Function Looper(S As Double, K As Double, r As Double, t As Double, q As Double, Vol As Double) As Double
Dim i As Double
For i = 100 To 150 Step 1#
MsgBox i
MsgBox BS(i, K, r, t, q, Vol, "Call") 'After the first loop the values are wrong,
'What I'd like is, BS(100,...), BS(101,...),BS(102,...) which it is not.
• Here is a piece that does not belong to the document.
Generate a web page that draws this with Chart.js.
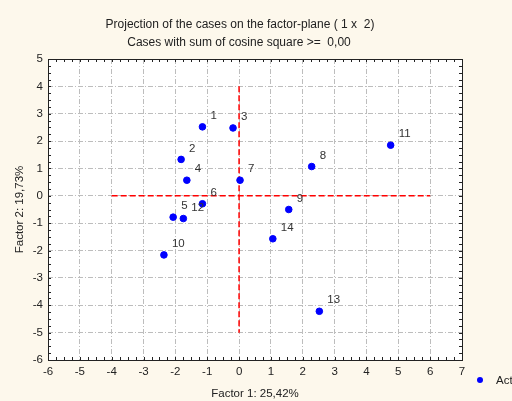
<!DOCTYPE html>
<html>
<head>
<meta charset="utf-8">
<script src="https://cdn.jsdelivr.net/npm/chart.js@4.4.1/dist/chart.umd.min.js"></script>
<style>
  html, body { margin: 0; padding: 0; background: #fdf8ec; }
  #chart { display: block; }
</style>
</head>
<body>
<canvas id="chart" width="512" height="401"></canvas>
<script>
// case labels and factor coordinates
let case_labels = ["1", "2", "3", "4", "5", "6", "7", "8", "9", "10", "11", "12", "13", "14"];
let factor1 = [-1.15, -1.82, -0.19, -1.64, -2.07, -1.15, 0.03, 2.28, 1.56, -2.36, 4.76, -1.75, 2.52, 1.06];
let factor2 = [2.52, 1.33, 2.48, 0.57, -0.78, -0.29, 0.57, 1.07, -0.50, -2.16, 1.85, -0.83, -4.22, -1.57];

// red reference lines through the origin
let hline_x = [-4, 6];
let hline_y = [0, 0];
let vline_x = [0, 0];
let vline_y = [4, -5];

let title_lines = [
  "Projection of the cases on the factor-plane ( 1 x  2)",
  "Cases with sum of cosine square >=  0,00",
];
let legend_label = "Active";

let font_family = "'Liberation Sans', Arial, sans-serif";
let text_color = "#222222";
let point_color = "#0000ff";
let line_red = "#ff0000";

function toPoints(xs, ys) {
  let pts = [];
  for (let i = 0; i < xs.length; i++) {
    pts.push({ x: xs[i], y: ys[i] });
  }
  return pts;
}

// titles, frame, minor ticks, case labels and legend
let extras = {
  id: "extras",
  beforeDraw(chart) {
    let ctx = chart.ctx;
    let a = chart.chartArea;
    ctx.save();
    ctx.fillStyle = "#fdf8ec";
    ctx.fillRect(0, 0, chart.width, chart.height);
    ctx.fillStyle = "#ffffff";
    ctx.fillRect(a.left, a.top, a.right - a.left, a.bottom - a.top);
    ctx.restore();
  },
  afterDatasetsDraw(chart) {
    let ctx = chart.ctx;
    let a = chart.chartArea;
    let xs = chart.scales.x;
    let ys = chart.scales.y;
    ctx.save();

    // frame
    ctx.strokeStyle = "#222222";
    ctx.lineWidth = 1;
    ctx.strokeRect(Math.round(a.left) + 0.5, Math.round(a.top) + 0.5,
      Math.round(a.right - a.left), Math.round(a.bottom - a.top));

    // minor ticks every 0.25, inside the frame
    ctx.beginPath();
    for (let v = xs.min; v <= xs.max + 1e-9; v += 0.25) {
      let px = Math.round(xs.getPixelForValue(v)) + 0.5;
      ctx.moveTo(px, a.top);
      ctx.lineTo(px, a.top + 3);
      ctx.moveTo(px, a.bottom);
      ctx.lineTo(px, a.bottom - 3);
    }
    for (let v = ys.min; v <= ys.max + 1e-9; v += 0.25) {
      let py = Math.round(ys.getPixelForValue(v)) + 0.5;
      ctx.moveTo(a.left, py);
      ctx.lineTo(a.left + 3, py);
      ctx.moveTo(a.right, py);
      ctx.lineTo(a.right - 3, py);
    }
    ctx.stroke();

    // case labels
    ctx.font = "11.5px " + font_family;
    ctx.fillStyle = "#333333";
    ctx.textAlign = "left";
    ctx.textBaseline = "middle";
    let meta = chart.getDatasetMeta(0);
    meta.data.forEach((pt, i) => {
      ctx.fillText(case_labels[i], pt.x + 8, pt.y - 11);
    });

    // titles
    ctx.font = "12px " + font_family;
    ctx.fillStyle = text_color;
    ctx.textAlign = "center";
    ctx.fillText(title_lines[0], 240, 25);
    ctx.fillText(title_lines[1], 239, 43);

    // legend
    ctx.fillStyle = point_color;
    ctx.beginPath();
    ctx.arc(480, 380, 3, 0, Math.PI * 2);
    ctx.fill();
    ctx.font = "11.5px " + font_family;
    ctx.fillStyle = text_color;
    ctx.textAlign = "left";
    ctx.fillText(legend_label, 496, 381);

    ctx.restore();
  },
};

let gridOpts = {
  color: "#bdbdbd",
  lineWidth: 1,
  drawTicks: false,
};

let tickFont = { size: 11.5, family: font_family };

let config = {
  type: "scatter",
  data: {
    datasets: [
      {
        label: legend_label,
        data: toPoints(factor1, factor2),
        backgroundColor: point_color,
        borderColor: point_color,
        pointRadius: 3.3,
        pointHoverRadius: 3.3,
      },
      {
        type: "line",
        data: toPoints(hline_x, hline_y),
        borderColor: line_red,
        borderWidth: 1.5,
        borderDash: [6, 3],
        pointRadius: 0,
        fill: false,
      },
      {
        type: "line",
        data: toPoints(vline_x, vline_y),
        borderColor: line_red,
        borderWidth: 1.5,
        borderDash: [6, 3],
        pointRadius: 0,
        fill: false,
      },
    ],
  },
  options: {
    responsive: false,
    animation: false,
    layout: { padding: { left: 0, top: 59, right: 50, bottom: 0 } },
    plugins: {
      legend: { display: false },
      tooltip: { enabled: false },
    },
    scales: {
      x: {
        type: "linear",
        min: -6,
        max: 7,
        ticks: { stepSize: 1, padding: 5, color: text_color, font: tickFont },
        grid: gridOpts,
        border: { display: false, dash: [5, 2, 1, 2] },
        title: {
          display: true,
          text: "Factor 1: 25,42%",
          color: text_color,
          font: tickFont,
          padding: { top: 0, bottom: 0 },
        },
        afterFit: (s) => { s.height = 41; },
      },
      y: {
        type: "linear",
        min: -6,
        max: 5,
        ticks: { stepSize: 1, padding: 5, color: text_color, font: tickFont },
        grid: gridOpts,
        border: { display: false, dash: [5, 2, 1, 2] },
        title: {
          display: true,
          text: "Factor 2: 19,73%",
          color: text_color,
          font: tickFont,
          padding: { top: 13, bottom: 0 },
        },
        afterFit: (s) => { s.width = 48; },
      },
    },
  },
  plugins: [extras],
};

let chart = new Chart(document.getElementById("chart"), config);
</script>
</body>
</html>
'Not sure what it's actually calculating, since the values are way off
Next i
End Function
Public Function BS(S As Double, K As Double, r As Double, t As Double, q As Double, Vol As Double, CP As String) As Double
Dim volrootime As Double
Dim d1 As Double
Dim d2 As Double
Dim DiscF As Double
Dim DivF As Double
Dim topline1 As Double
Dim topline2 As Double
Dim topline As Double
Dim Price As Double
t = t / 365
r = r / 100
q = q / 100
DiscF = Exp(-r * t)
DivF = Exp(-q * t)
volrootime = (t ^ 0.5) * Vol
topline1 = Log(S / K)
topline2 = ((r - q) + ((Vol ^ 2) / 2)) * t
topline = topline1 + topline2
d1 = topline / volrootime
d2 = d1 - volrootime
If CP = "Call" Then
' Theta is in terms of Calendar days, changing the denominator to 252 changes it to trading days
Price = (S * DivF * Bign(d1)) - (K * DiscF * Bign(d2))
Else
' Theta is in terms of Calendar days, changing the denominator to 252 changes it to trading days
Price = K * DiscF * Bign(-d2) - S * DivF * Bign(-d1)
End If
BS = Price
End Function
The values of r, t, q change each time the BS function is called. If they must stay constant, you should use ByVal in the BS function declaration like this:
BS(S As Double, K As Double, ByVal r As Double, ByVal t As Double, ByVal q As Double, ...
By default, the parameters are passed by reference and any change in the called function are reflected in the calling function.
By the way, in this example, I wouldn't use messageboxes when debugging but instead use debug.print like this:
Debug.Print "i=" & i & vbTab & "BS=" & BS(i, K, r, t, q, Vol, "Call")
The print is made in the window opened by pressing Ctl + G (Go To).